A sucata é um insumo importante para a indústria do aço. Porém, as oscilações nos volumes de exportações e preços de sucata são inerentes ao mercado. O que ocorre no Brasil é que os níveis de geração e de captação de sucata são muito baixos. Existe em andamento no país o Programa Renovar (Renovação de Frota), que pode ser ampliado e oportunidades de descomissionamento de plataformas de petróleo e de navios inservíveis que devem ser estimulados para aumentar a oferta de sucata. Nesse sentido, o Instituto Aço Brasil tem mantido produtivas conversas com o Instituto Nacional da Reciclagem (INESFA), entidade que reúne os recicladores, em busca de soluções que convirjam os interesses dos dois segmentos.
Finalmente, falando agora do Congresso Aço Brasil 2023, que será realizado no final de setembro, quais são as expectativas de vocês em relação ao evento, notadamente no que diz respeito à contribuição que os debates e discussões de temas que nele serão realizados certamente irá proporcionar?

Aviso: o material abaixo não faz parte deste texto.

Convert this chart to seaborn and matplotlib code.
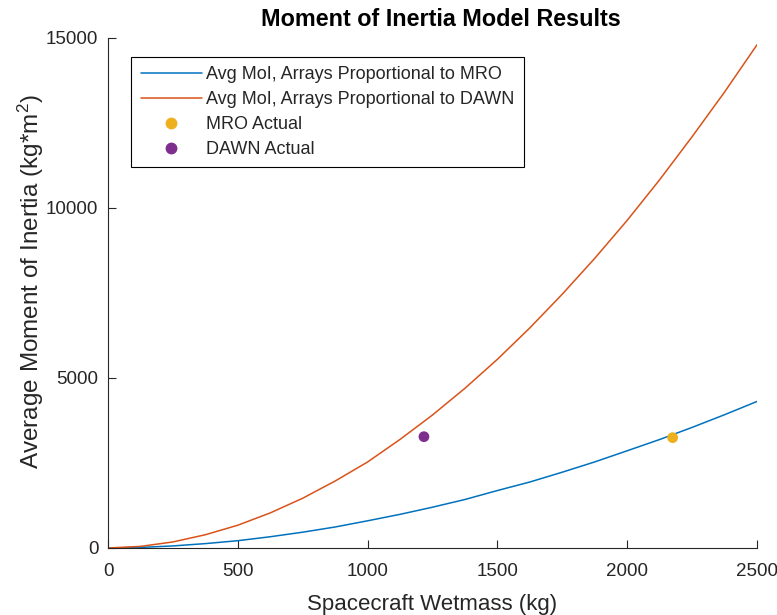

Em sua 33ª edição, nosso Congresso vai abordar os desafios e oportunidades para a indústria do aço brasileira nos processos da reordenação das cadeias globais, na recuperação da competitividade sistêmica, na atração e retenção de talentos e na transição energética e descarbonização, entre outros temas relevantes para o setor. Na ocasião, também celebraremos os 60 anos de fundação do Instituto Aço Brasil. Esperamos cerca de 500 participantes presenciais, para acompanhar os debates de alto nível promovidos por palestrantes nacionais e internacionais, bem como lideranças da indústria do aço. Aliás, já no final de agosto, o número das inscrições presenciais para o Congresso se esgotou, ao mesmo tempo em que o número de inscrições para a participação online vinha crescendo de maneira impressionante. E tais fatos atestam, sem dúvida alguma, o grande interesse e as excelentes expectativas do público, comprovando também que o Congresso Aço Brasil é o mais importante evento da cadeia do aço no país. Assim, agradecemos a todos pelo interesse, e, de antemão, já deixamos o convite para o Congresso Aço Brasil 2024 + a ExpoAço 2024, que acontecerão entre os dias 5 e 7 de agosto do ano que vem, no Transamérica Expo Center, em São Paulo.